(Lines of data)
####################
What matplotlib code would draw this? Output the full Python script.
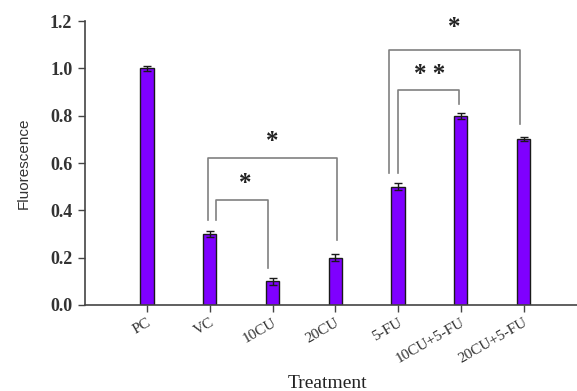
import matplotlib
matplotlib.use('Agg')
import matplotlib.pyplot as plt

groups = ['PC', 'VC', '10CU', '20CU', '5-FU', '10CU+5-FU', '20CU+5-FU']
fluor = [1.00, 0.30, 0.10, 0.20, 0.50, 0.80, 0.70]
err = [0.010, 0.012, 0.015, 0.015, 0.015, 0.012, 0.008]

# brackets: (x_left, x_right, y_top, y_left_end, y_right_end, text, text_x, text_y)
brackets = [
    (0.97, 3.03, 0.62, 0.36, 0.275, '*', 2.0, 0.69),
    (1.10, 1.93, 0.445, 0.36, 0.155, '*', 1.57, 0.515),
    (3.85, 5.94, 1.08, 0.56, 0.765, '*', 4.9, 1.175),
    (4.00, 4.97, 0.91, 0.56, 0.85, '* *', 4.5, 0.975),
]

fig = plt.figure(figsize=(5.77, 3.91), dpi=100)
ax = fig.add_axes([0.147, 0.22, 0.853, 0.726])

x = range(len(groups))
ax.bar(x, fluor, width=0.21, color='#7f00ff', edgecolor='#1a1a1a', linewidth=1.0,
       yerr=err, error_kw=dict(ecolor='#1a1a1a', elinewidth=1.0, capsize=3, capthick=1.0))

for xl, xr, yt, yl, yr, txt, tx, ty in brackets:
    ax.plot([xl, xl, xr, xr], [yl, yt, yt, yr], color='#808080', lw=1.2)
    ax.text(tx, ty, txt, ha='center', va='center', fontsize=18, fontweight='bold',
            family='Liberation Serif', color='#222222')

ax.set_xlim(-0.99, 6.85)
ax.set_ylim(0, 1.2)
ax.set_yticks([0.0, 0.2, 0.4, 0.6, 0.8, 1.0, 1.2])
ax.set_yticklabels(['%.1f' % v for v in ax.get_yticks()],
                   family='Liberation Serif', fontsize=13, fontweight='bold', color='#333333')
ax.set_xticks(list(x))
ax.set_xticklabels(groups, rotation=30, ha='right', rotation_mode='anchor',
                   family='Liberation Serif', fontsize=11, color='#333333')
ax.tick_params(axis='both', direction='out', length=5, width=1, color='#444444')
ax.tick_params(axis='x', pad=3)
ax.tick_params(axis='y', pad=4)

for s in ['top', 'right']:
    ax.spines[s].set_visible(False)
for s in ['left', 'bottom']:
    ax.spines[s].set_color('#444444')
    ax.spines[s].set_linewidth(1.2)

ax.set_ylabel('Fluorescence', family='Liberation Sans', fontsize=11, color='#333333', labelpad=14)
fig.text(0.568, 0.02, 'Treatment', ha='center', va='center',
         family='Liberation Serif', fontsize=14, color='#222222')

fig.savefig('out.png', dpi=100)
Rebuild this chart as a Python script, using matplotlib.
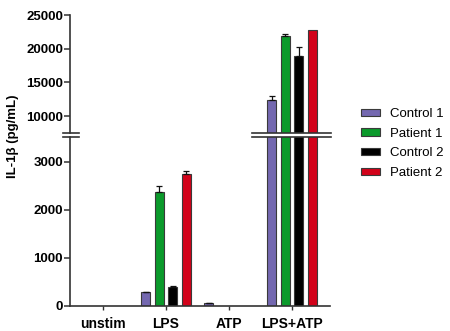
import numpy as np
import matplotlib
matplotlib.use('Agg')
import matplotlib.pyplot as plt
from matplotlib.lines import Line2D

plt.rcParams['font.family'] = ['Liberation Sans', 'DejaVu Sans']

# data
groups = ['unstim', 'LPS', 'ATP', 'LPS+ATP']
series = ['Control 1', 'Patient 1', 'Control 2', 'Patient 2']
control1 = [0, 285, 60, 12350]
patient1 = [0, 2380, 0, 21930]
control2 = [0, 405, 0, 18900]
patient2 = [0, 2745, 0, 22800]
control1_err = [0, 15, 5, 600]
patient1_err = [0, 120, 0, 300]
control2_err = [0, 20, 0, 1400]
patient2_err = [0, 75, 0, 0]

values = [control1, patient1, control2, patient2]
errors = [control1_err, patient1_err, control2_err, patient2_err]
colors = ['#7468b0', '#0b9a2b', '#000000', '#d2021a']

W, H = 450, 331
fig = plt.figure(figsize=(W / 100, H / 100), dpi=100)

def px_axes(x0, y_top, x1, y_bot):
    return fig.add_axes([x0 / W, 1 - y_bot / H, (x1 - x0) / W, (y_bot - y_top) / H])

ax_hi = px_axes(70, 15, 330, 133)
ax_lo = px_axes(70, 137, 330, 306)

x = np.arange(len(groups))
width = 0.143
offsets = [-0.32, -0.107, 0.107, 0.32]

handles = []
for ax in (ax_hi, ax_lo):
    for i in range(4):
        v = np.array(values[i], dtype=float)
        e = np.array(errors[i], dtype=float)
        keep = v > 0  # zero bars are not drawn in the original
        b = ax.bar(x[keep] + offsets[i], v[keep], width, color=colors[i],
                   edgecolor='#3a3a3a', linewidth=0.8, zorder=2)
        ke = keep & (e > 0)
        ax.errorbar(x[ke] + offsets[i], v[ke], yerr=[np.zeros(ke.sum()), e[ke]],
                    fmt='none', ecolor='#111111', elinewidth=0.9,
                    capsize=2.5, capthick=0.9, zorder=3)
        if ax is ax_lo:
            handles.append(b)
    ax.set_xlim(-0.524, 3.603)
    for s in ('top', 'right'):
        ax.spines[s].set_visible(False)
    ax.spines['left'].set_linewidth(1.2)
    ax.spines['left'].set_color('#333333')
    ax.tick_params(axis='y', length=4, width=1.1, color='#333333',
                   labelsize=9.5, pad=1)

ax_hi.set_ylim(7500, 25000)
ax_hi.set_yticks([10000, 15000, 20000, 25000])
ax_hi.spines['bottom'].set_visible(False)
ax_hi.set_xticks([])
for lab in ax_hi.get_yticklabels():
    lab.set_fontweight('bold')

ax_lo.set_ylim(0, 3520)
ax_lo.set_yticks([0, 1000, 2000, 3000])
for lab in ax_lo.get_yticklabels():
    lab.set_fontweight('bold')
ax_lo.spines['bottom'].set_linewidth(1.2)
ax_lo.spines['bottom'].set_color('#333333')
ax_lo.set_xticks(x)
ax_lo.set_xticklabels(groups, fontweight='bold', fontsize=10)
ax_lo.tick_params(axis='x', length=3, width=1, color='#333333', pad=5)

# break marks
for yy in (133, 137):
    for xa, xb in ((63, 79), (252, 331)):
        fig.add_artist(Line2D([xa / W, xb / W], [1 - yy / H, 1 - yy / H],
                              color='#333333', lw=1.2))

fig.text(13 / W, 1 - 136 / H, 'IL-1β (pg/mL)', rotation=90, ha='center',
         va='center', fontsize=9.5, fontweight='bold')

fig.legend(handles, series, loc='center left',
           bbox_to_anchor=(361 / W, 1 - 143.5 / H), frameon=False,
           fontsize=9.5, handlelength=1.45, handleheight=0.5,
           labelspacing=0.58, handletextpad=0.75, borderaxespad=0,
           borderpad=0)

plt.savefig('out.png', dpi=100)
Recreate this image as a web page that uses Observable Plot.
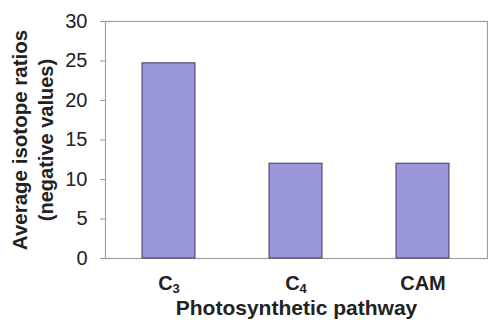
<!DOCTYPE html>
<html>
<head>
<meta charset="utf-8">
<script src="https://cdn.jsdelivr.net/npm/d3@7"></script>
<script src="https://cdn.jsdelivr.net/npm/@observablehq/plot@0.6"></script>
<style>
  html, body { margin: 0; padding: 0; background: #fff; }
  svg { display: block; }
</style>
</head>
<body>
<div id="chart"></div>
<script>
const categories = ["C3", "C4", "CAM"];
const values = [24.7, 12.0, 12.0];
const yTicks = [0, 5, 10, 15, 20, 25, 30];

const data = categories.map((c, i) => ({pathway: c, value: values[i]}));

const chart = Plot.plot({
  width: 488,
  height: 322,
  marginLeft: 105,
  marginRight: 1,
  marginTop: 21,
  marginBottom: 64,
  style: {fontFamily: "Arial, 'Liberation Sans', sans-serif", background: "#fff"},
  x: {domain: categories, paddingInner: 0.58, paddingOuter: 0.29},
  y: {domain: [0, 30]},
  marks: [
    Plot.frame({stroke: "#a0a0a0", strokeWidth: 1.2}),
    Plot.barY(data, {x: "pathway", y: "value", fill: "#9a96da", stroke: "#3a3a5a", strokeWidth: 1}),
    Plot.axisY({ticks: yTicks, tickSize: 5, tickPadding: 13, fontSize: 20, stroke: "#999", fill: "#222", label: null}),
    Plot.axisX({tickSize: 0, tickPadding: 17, fontSize: 20, fontWeight: "bold", fill: "#222", label: null}),
    Plot.text(["Photosynthetic pathway"], {frameAnchor: "bottom", dy: 56, fontSize: 21, fontWeight: "bold", fill: "#222"}),
    Plot.text(["Average isotope ratios"], {frameAnchor: "left", textAnchor: "middle", dx: -85, rotate: -90, fontSize: 20.5, fontWeight: "bold", fill: "#222"}),
    Plot.text(["(negative values)"], {frameAnchor: "left", textAnchor: "middle", dx: -59, rotate: -90, fontSize: 20, fontWeight: "bold", fill: "#222"})
  ]
});
// render subscripts in the C3 / C4 tick labels
d3.select(chart).selectAll("text").each(function() {
  const t = d3.select(this);
  const s = t.text();
  const m = /^C(\d)$/.exec(s);
  if (m) {
    t.text("C");
    t.append("tspan").attr("dy", "0.25em").attr("font-size", 13).text(m[1]);
  }
});
document.getElementById("chart").appendChild(chart);
</script>
</body>
</html>
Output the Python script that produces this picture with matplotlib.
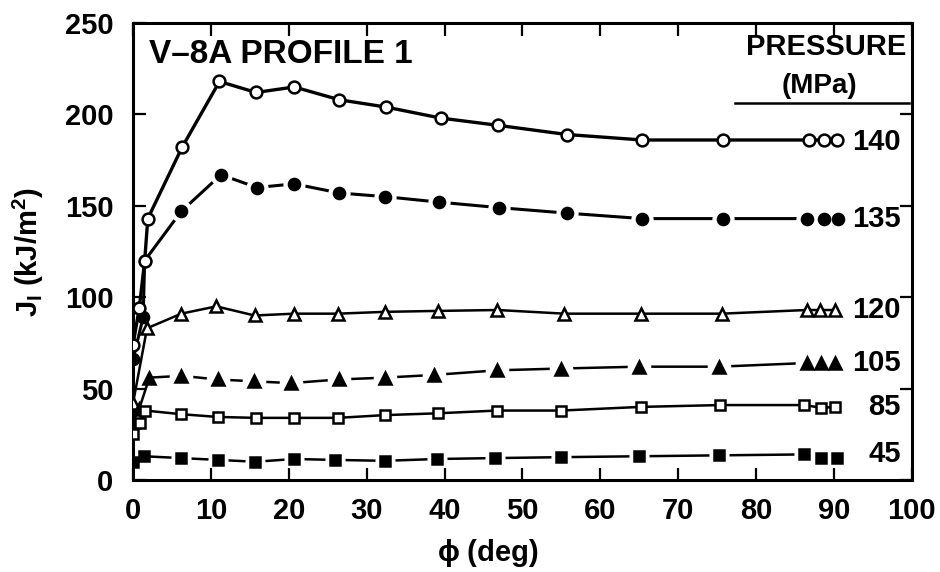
import matplotlib
matplotlib.use('Agg')
import matplotlib.pyplot as plt

plt.rcParams['font.family'] = ['Liberation Sans', 'DejaVu Sans']
plt.rcParams['font.weight'] = 'bold'
plt.rcParams['axes.labelweight'] = 'bold'
plt.rcParams['mathtext.default'] = 'regular'

# pressure (MPa) of each curve
pressures = ['140', '135', '120', '105', '85', '45']

# phi (deg) and J_I (kJ/m^2)
phi_140 = [0, 0.8, 1.5, 1.9, 6.3, 11.1, 15.8, 20.7, 26.5, 32.5, 39.5, 46.9, 55.7, 65.4, 75.8, 86.8, 88.7, 90.4]
j_140 = [74, 94, 120, 143, 182, 218, 212, 215, 208, 204, 198, 194, 189, 186, 186, 186, 186, 186]

phi_135 = [0, 1.3, 1.5, 6.2, 11.3, 15.9, 20.7, 26.5, 32.4, 39.3, 47.0, 55.7, 65.4, 75.7, 86.6, 88.7, 90.5]
j_135 = [66, 89, 120, 147, 167, 160, 162, 157, 155, 152, 149, 146, 143, 143, 143, 143, 143]

phi_120 = [0, 1.8, 6.2, 10.7, 15.6, 20.7, 26.3, 32.4, 39.1, 46.8, 55.4, 65.2, 75.6, 86.5, 88.2, 90.1]
j_120 = [42, 83, 91, 95, 90, 91, 91, 92, 92.5, 93, 91, 91, 91, 93, 93, 93]

phi_105 = [0, 0.8, 2.1, 6.2, 10.9, 15.5, 20.3, 26.4, 32.3, 38.7, 46.7, 55.0, 65.0, 75.2, 86.5, 88.4, 90.1]
j_105 = [32, 39, 56, 57, 55, 54, 53, 55, 56, 57.5, 60, 61, 62, 62, 64, 64, 64]

phi_85 = [0, 0.9, 1.6, 6.2, 10.9, 15.8, 20.7, 26.3, 32.3, 39.2, 46.7, 55.0, 65.2, 75.4, 86.2, 88.4, 90.2]
j_85 = [25, 31, 38, 36, 34.5, 34, 34, 34, 35.5, 36.5, 38, 38, 40, 41, 41, 39.5, 40]

phi_45 = [0, 1.4, 6.2, 10.9, 15.7, 20.7, 26.0, 32.3, 39.0, 46.5, 54.9, 65.0, 75.3, 86.1, 88.4, 90.4]
j_45 = [10, 13, 12, 11, 10, 11.5, 11, 10.5, 11.5, 12, 12.5, 13, 13.5, 14, 12, 12]

x_ticks = [0, 10, 20, 30, 40, 50, 60, 70, 80, 90, 100]
y_ticks = [0, 50, 100, 150, 200, 250]

fig = plt.figure(figsize=(9.4, 5.72), dpi=100)
ax = fig.add_axes([0.1415, 0.1608, 0.8285, 0.799])

# (phi, J, marker, filled, dashed, line width, marker size)
series = [
    (phi_135, j_135, 'o', True, True, 2.2, 8),
    (phi_140, j_140, 'o', False, False, 2.4, 8.5),
    (phi_120, j_120, '^', False, False, 1.8, 9),
    (phi_105, j_105, '^', True, True, 1.8, 9),
    (phi_85, j_85, 's', False, False, 1.8, 7.5),
    (phi_45, j_45, 's', True, True, 1.8, 6.5),
]

for phi, j, mk, filled, dashed, lw, ms in series:
    ax.plot(phi, j, color='black', lw=lw, zorder=2)
    if dashed:
        # white gaps around the markers give the broken-line look
        hx = [p for p in phi if p > 3]
        hy = [v for p, v in zip(phi, j) if p > 3]
        ax.plot(hx, hy, linestyle='none', marker='o', ms=ms + 7,
                mfc='white', mec='white', zorder=3)
    ax.plot(phi, j, linestyle='none', marker=mk, ms=ms,
            mfc='black' if filled else 'white', mec='black', mew=1.8, zorder=4)

# pressure labels at the right end of each curve
labels_y = {'140': j_140[-1] - 1, '135': j_135[-1], '120': j_120[-1],
            '105': j_105[-1], '85': j_85[-1], '45': j_45[-1] + 2}
for lab in pressures:
    ax.text(98.6, labels_y[lab], lab, ha='right', va='center', fontsize=21, zorder=5)

ax.text(2.0, 233, 'V\u20138A PROFILE 1', fontsize=24, va='center', ha='left')
ax.text(99.3, 237, 'PRESSURE', fontsize=21, ha='right', va='center')
ax.text(88.2, 215.5, '(MPa)', fontsize=20, ha='center', va='center')
ax.axhline(206, xmin=0.773, xmax=0.996, color='black', lw=1.8)

ax.set_xlim(0, 100)
ax.set_ylim(0, 250)
ax.set_xticks(x_ticks)
ax.set_yticks(y_ticks)
ax.tick_params(direction='in', length=9, width=1.6, labelsize=21, top=True, right=True, pad=12)
ax.tick_params(axis='y', pad=14)
for s in ax.spines.values():
    s.set_linewidth(2.2)

ax.set_xlabel(r'$\phi$ (deg)', fontsize=21, fontweight='bold')
ax.xaxis.set_label_coords(0.456, -0.125)
fig.text(0.03, 0.56, r'$J_I$ (kJ/m$^2$)', rotation=90, fontsize=21, ha='center', va='center')

fig.savefig('out.png', dpi=100)
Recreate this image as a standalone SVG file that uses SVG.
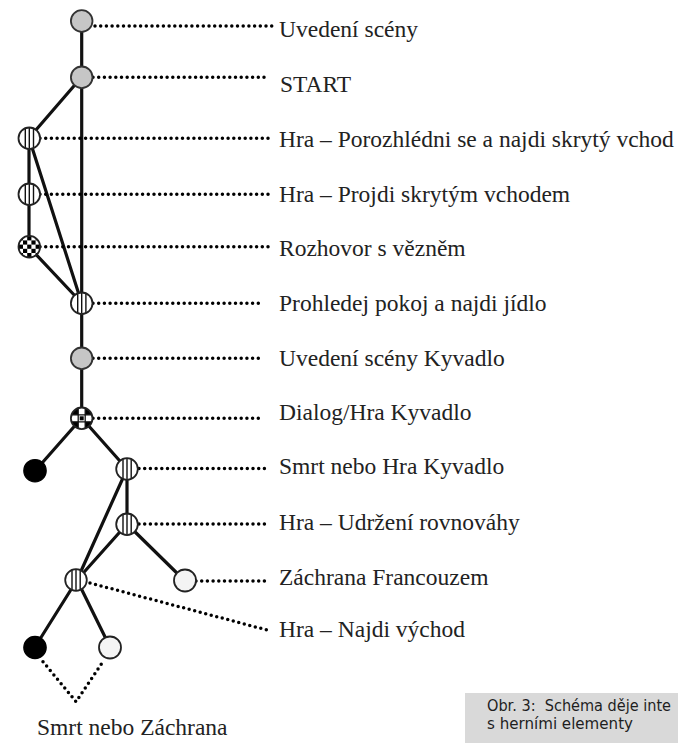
####################
> _Set problem_: State how many lines of the listing include the word "that". Reply with the number alone.

> _Solution for this exercise_: 3